Читаем Отцовский крест. Острая Лука. 1908–1926 полностью

Папа делил внимание между ними и врачом, хотя сам же настойчиво говорил маме: «Не заботься о них, не беспокойся, слушайся того, что говорит доктор, а уж мы как-нибудь управимся». Но мама все-таки беспокоилась. Она говорила, что без нее Ариша все перепутает, не сумеет ни приготовить, ни подать, и то и дело призывала ее, чтобы уточнить, как делать заливное из рыбы, как тонко раскатывать тесто для пельменей, как расставлять приборы на столе и еще по многим вопросам, волновавшим ее сердце хозяйки. Вот сладкое Ариша так и не могла одна сделать, не только сбить крем, но даже заморозить мороженое; хорошо еще, что успели замариновать вишню и виноград и намочить яблоки по старинному рецепту Юлии Гурьевны, а то было бы совсем неловко перед посторонними. Правда, ближайшие священники, приезжавшие послушать беседы, зная, что матушка больна, не оставались ужинать и прямо после беседы уезжали домой, но самарские гости жили здесь, и не хотелось перед ними ударить лицом в грязь.

С первых дней жизни Костя проявил с-овское упрямство, – как любила говорить Надя, сестра отца Сергия, официально считавшаяся крестной мальчика. Вопреки всем тревогам и предсказаниям, он остался жить, хотя только его родители знали, чего им стоило отбить его у смерти. Евгения Викторовна после болезни потеряла молоко, и ребенка с первого же месяца начали подкармливать, а потом и совсем перевели на искусственное питание, что, конечно, вредно отозвалось на состоянии и без того слабенького ребенка. Его здоровье то немного улучшалось, то опять ухудшалось, и летом родители решили, что его непременно нужно повезти к самарским докторам. Отец Сергий проводил жену с детьми и оставил ее жить в Самаре до тех пор, пока Костя или достаточно оправится, или умрет. Иногда последнее казалось более вероятным.

1909 г.

Маленьких детей принято хоронить в том, что надевалось на них после крещения. Для худенького тельца Кости длинная крестильная рубашечка была еще впору, но головка его, как у всех рахитичных детей, выросла даже больше нормальной.

Евгения Викторовна, сидя в уютной комнатке, где прошло ее девичество, глотая слезы, опять шила ему чепчик, для похорон, хотя его давно уже держали с открытой головкой.

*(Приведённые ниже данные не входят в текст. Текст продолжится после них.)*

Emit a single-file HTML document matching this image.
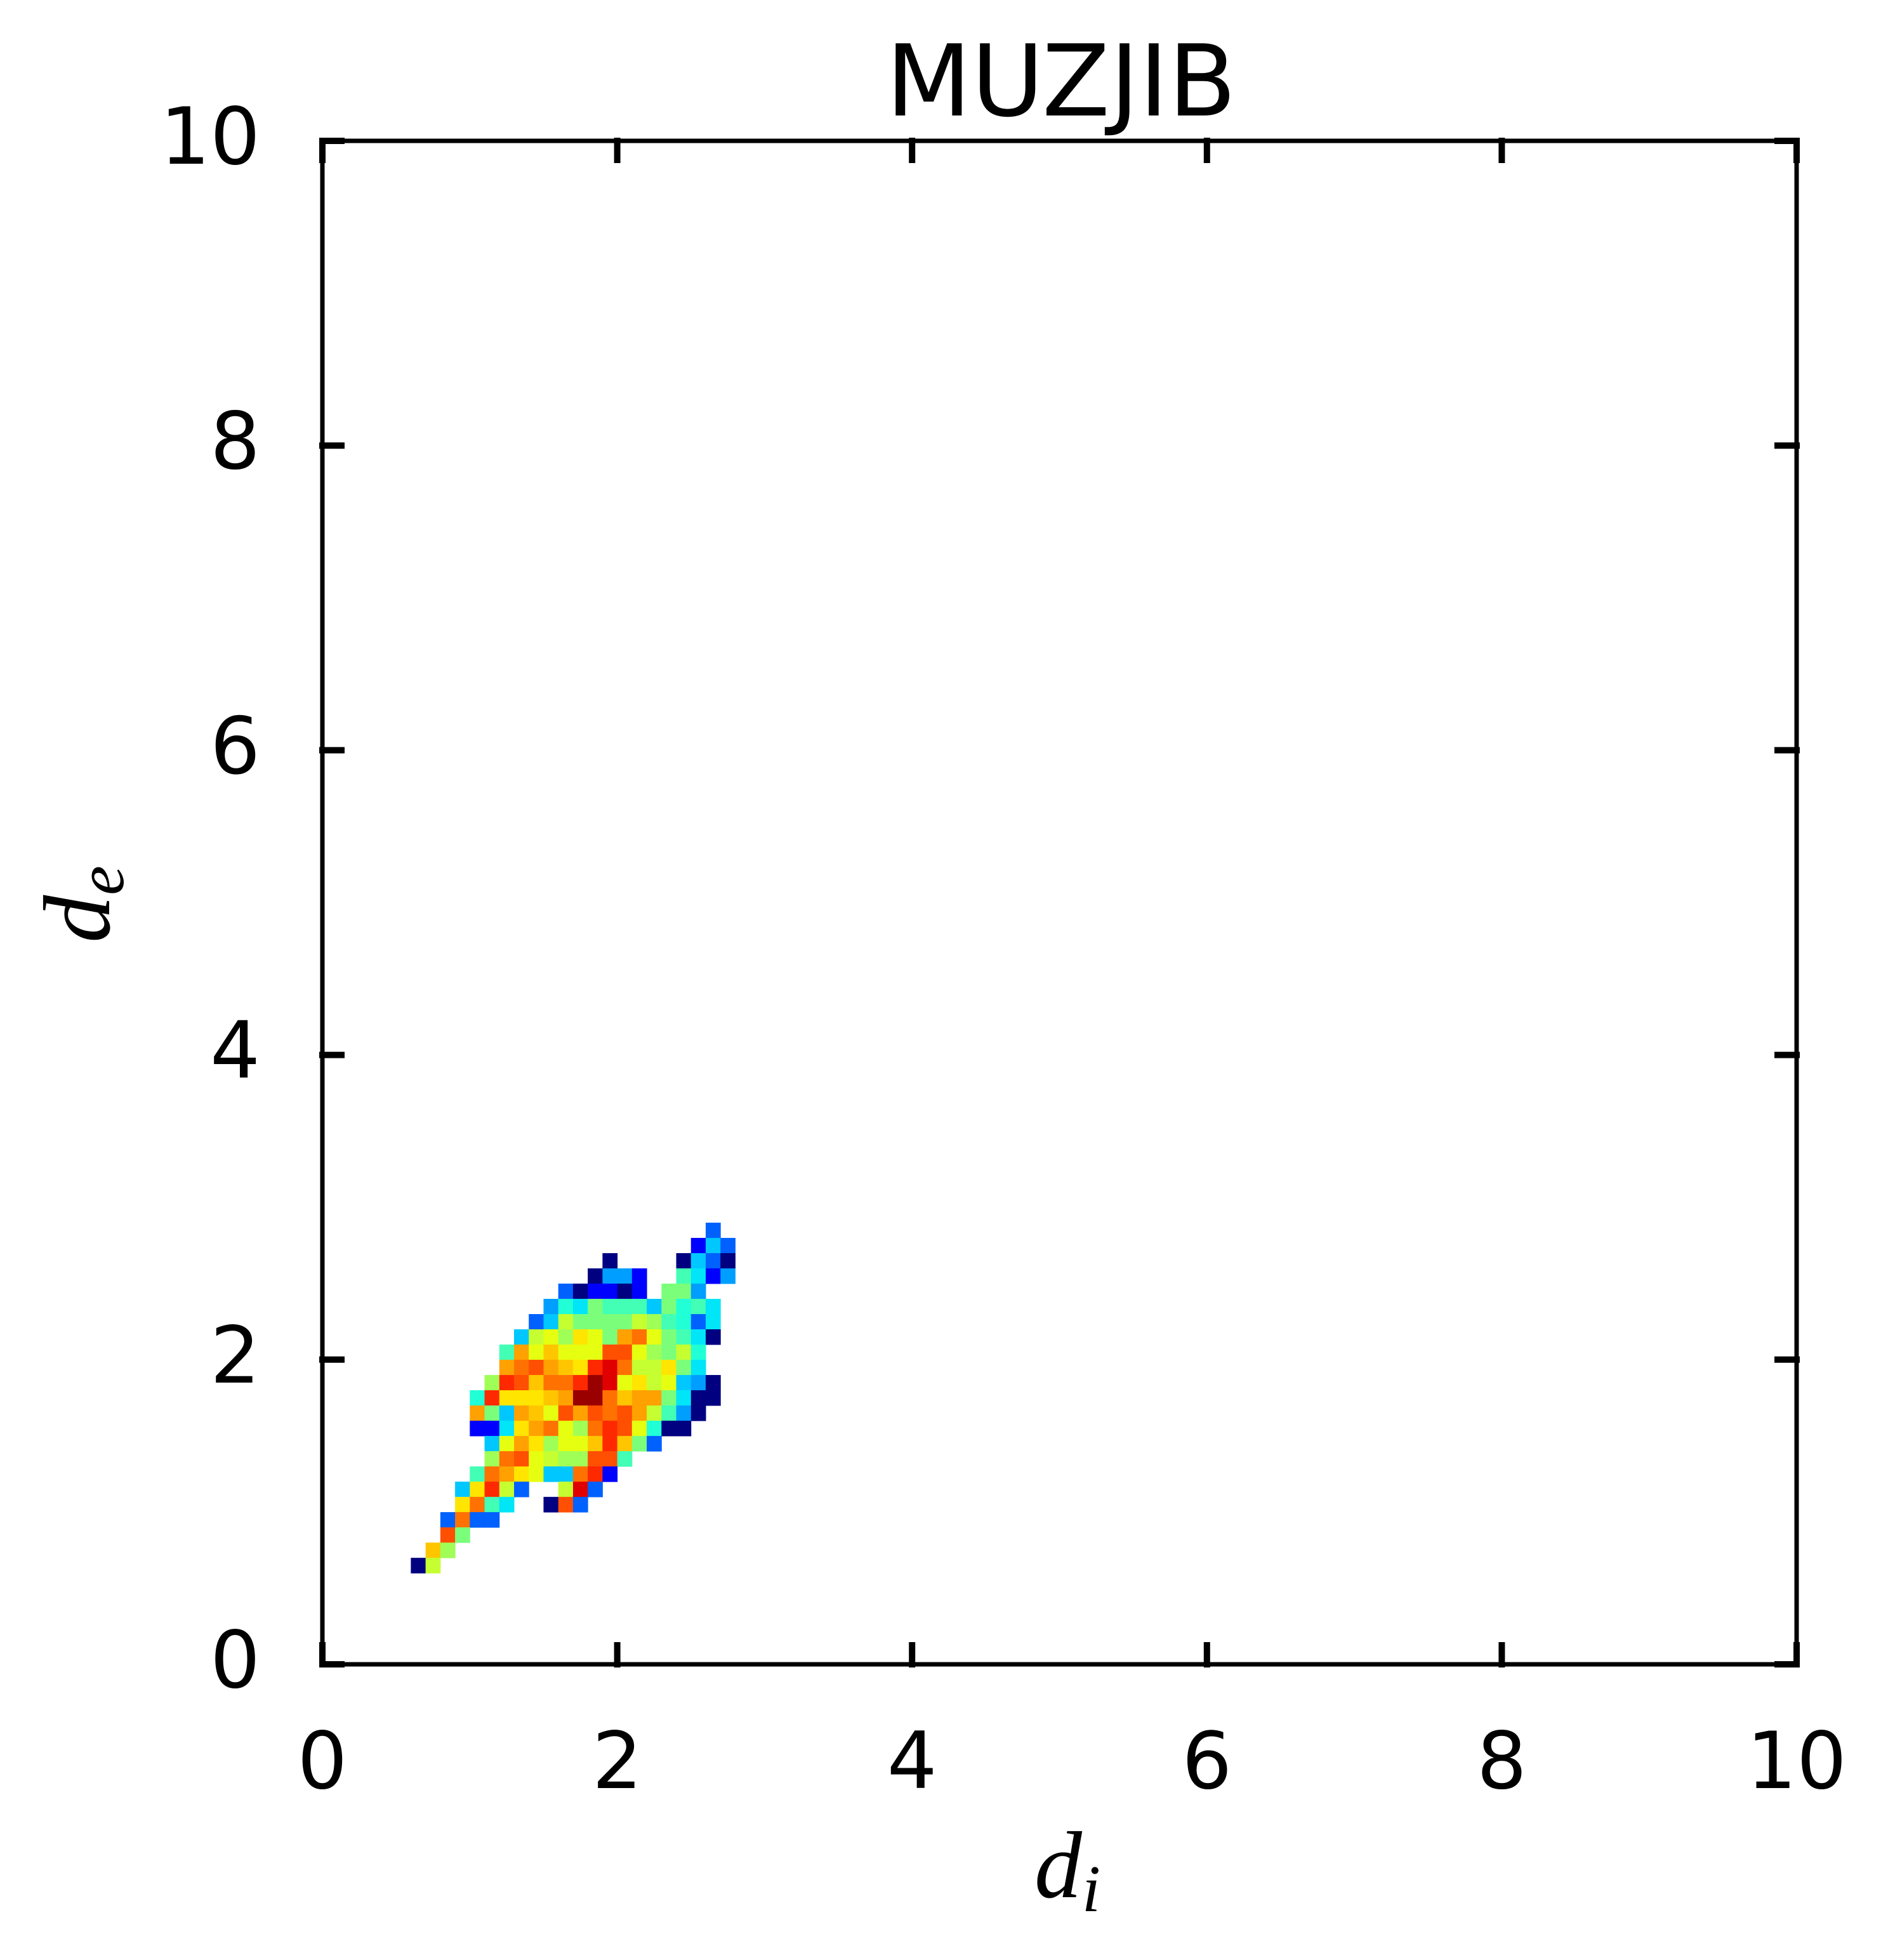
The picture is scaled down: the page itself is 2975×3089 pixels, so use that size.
<!DOCTYPE html>
<html><head><meta charset="utf-8"><style>
html,body{margin:0;padding:0;background:#fff;}
svg{display:block;}
</style></head><body>
<svg id="chart" width="2975" height="3089" viewBox="0 0 2975 3089" xmlns="http://www.w3.org/2000/svg">
<rect width="2975" height="3089" fill="#fff"/>
<g id="cells"></g>
<g id="axes"></g>
<text x="1672" y="182" text-anchor="middle" font-family="DejaVu Sans, Liberation Sans, sans-serif" font-size="156">MUZJIB</text>
<text x="1682" y="2990" text-anchor="middle" font-family="Liberation Serif, serif" font-style="italic" font-size="150">d<tspan font-size="105" dy="22">i</tspan></text>
<text transform="translate(172,1425) rotate(-90)" text-anchor="middle" font-family="Liberation Serif, serif" font-style="italic" font-size="150">d<tspan font-size="105" dy="22">e</tspan></text>
</svg>
<script>
// Data: histogram rows from top (row index j), each [startColumn, cells]; '.' = empty
const rowStarts = [20,19,13,12,10,9,8,7,6,6,5,4,4,4,5,5,4,3,3,2,2,1,0];
const rowCells = ["2","142","0....0420","0331..7513","201101.883","365877748675","24a8888a97625","4ab9cb8efb8750","7ebdbbbggb98a6","efgedchifaac85","9hgdffhjibcab430","6hcccdejjfdee8500","e84edbgegfgea730","115cefb9fhgb600","4bec9bbdhd82","9fgba99gg7","7fecb44fh1","4cha2..ai2","cf75..0g2","2f22","g8","d9","0a"];
const levelKeys = "0123456789abcdefghij";
const levelValues = [0.0,0.11,0.22,0.28,0.32,0.35,0.39,0.43,0.50,0.545,0.59,0.63,0.667,0.70,0.74,0.79,0.826,0.867,0.916,0.977];
const xTicks = [0,2,4,6,8,10];
const yTicks = [0,2,4,6,8,10];
const binX0 = 0.6, binW = 0.1, binYTop = 2.899, binH = 0.1;

const X0=508, X1=2831, Y0=2623, Y1=222;
const sx = v => X0 + (X1-X0)*v/10;
const sy = v => Y0 - (Y0-Y1)*v/10;
function seg(pts,v){
  for(let i=1;i<pts.length;i++){
    if(v<=pts[i][0]){const [a,ya]=pts[i-1],[b,yb]=pts[i];return ya+(yb-ya)*(v-a)/(b-a);}
  }
  return pts[pts.length-1][1];
}
function jet(v){
  const r=seg([[0,0],[0.35,0],[0.66,1],[0.89,1],[1,0.5]],v);
  const g=seg([[0,0],[0.125,0],[0.375,1],[0.64,1],[0.91,0],[1,0]],v);
  const b=seg([[0,0.5],[0.11,1],[0.34,1],[0.65,0],[1,0]],v);
  return `rgb(${Math.round(r*255)},${Math.round(g*255)},${Math.round(b*255)})`;
}
const NS="http://www.w3.org/2000/svg";
const cells=document.getElementById('cells');
rowCells.forEach((s,j)=>{
  for(let i=0;i<s.length;i++){
    const ch=s[i]; if(ch==='.') continue;
    const k=rowStarts[j]+i;
    const v=levelValues[levelKeys.indexOf(ch)];
    const xl=binX0+binW*k, yt=binYTop-binH*j;
    const r=document.createElementNS(NS,'rect');
    
    
    const px=sx(xl), py=sy(yt);
    r.setAttribute('x',px); r.setAttribute('y',py);
    r.setAttribute('width',sx(xl+binW)-px+0.5);
    r.setAttribute('height',sy(yt-binH)-py+0.5);
    r.setAttribute('fill',jet(v));
    cells.appendChild(r);
  }
});
const axes=document.getElementById('axes');
function line(x1,y1,x2,y2,w,name){
  const l=document.createElementNS(NS,'line');
  
  
  l.setAttribute('x1',x1);l.setAttribute('y1',y1);l.setAttribute('x2',x2);l.setAttribute('y2',y2);
  l.setAttribute('stroke','#000');l.setAttribute('stroke-width',w);l.setAttribute('stroke-linecap','square');
  axes.appendChild(l);
}
function text(x,y,s,anchor,name){
  const t=document.createElementNS(NS,'text');
  
  
  t.setAttribute('x',x);t.setAttribute('y',y);t.setAttribute('text-anchor',anchor);
  t.setAttribute('font-family','DejaVu Sans, Liberation Sans, sans-serif');
  t.setAttribute('font-size','124');
  t.textContent=s; axes.appendChild(t);
}
line(X0,Y0,X1,Y0,7,'x-axis-line');
line(X0,Y1,X1,Y1,7,'top-spine');
line(X0,Y0,X0,Y1,7,'y-axis-line');
line(X1,Y0,X1,Y1,7,'right-spine');
xTicks.forEach(v=>{
  const x=sx(v);
  line(x,Y0,x,Y0-30,10,'x-tick');
  line(x,Y1,x,Y1+30,10,'x-tick-top');
  text(x,2818,String(v),'middle','x-tick-label');
});
yTicks.forEach(v=>{
  const y=sy(v);
  line(X0,y,X0+30,y,10,'y-tick');
  line(X1,y,X1-30,y,10,'y-tick-right');
  text(410,y+36,String(v),'end','y-tick-label');
});
</script>
</body></html>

Занятая горькими мыслями, молодая женщина не слышала звонка, не слышала разговоров в коридоре и очнулась только тогда, когда отворилась дверь в ее комнату.

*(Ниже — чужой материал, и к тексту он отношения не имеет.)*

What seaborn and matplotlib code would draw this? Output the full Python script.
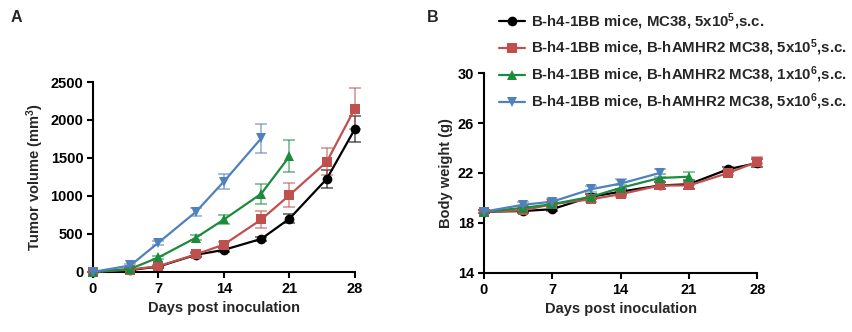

– Еничка, телеграмма из Острой Луки, – встревоженно сказала Юлия Гурьевна.

В мирном, неторопливом течении тогдашней жизни телеграмма была редким явлением; она всегда говорила о чрезвычайном событии, почти всегда неприятном. Последняя телеграмма, которую больше года тому назад держала в руках Еничка, извещала о смерти Евгения Егоровича. Неудивительно, что у нее дрожали руки, пока она срывала облатку.

«Как Костя? Если плохо, вызывайте, приеду. Сергей». Сверху значилось: «Ответ оплачен 15 слов». Но отец Сергий не дождался этого ответа, который в селе, далеко отстоящем от телеграфа, мог быть получен не раньше, как на третьи сутки. На следующий день он явился сам. Приехавший в Острую Луку погостить к родным священник согласился на некоторое время заменить его, а потом начался осенний съезд, давший возможность прожить в Самаре до тех пор, пока опасность миновала.

Лето, проведенное в Самаре, не прошло для Евгении Викторовны бесполезно. Пользуясь тем временем, когда Косте было лучше и его можно было оставлять с нянькой под верховным надзором бабушки, она окончила школу рукоделия и вернулась домой с дипломом сапожника, с полным набором сапожных инструментов и в туфлях собственной работы. «Семья увеличивается, – рассуждала она, детям то и дело придется покупать обувь, так лучше чинить и шить ее самим».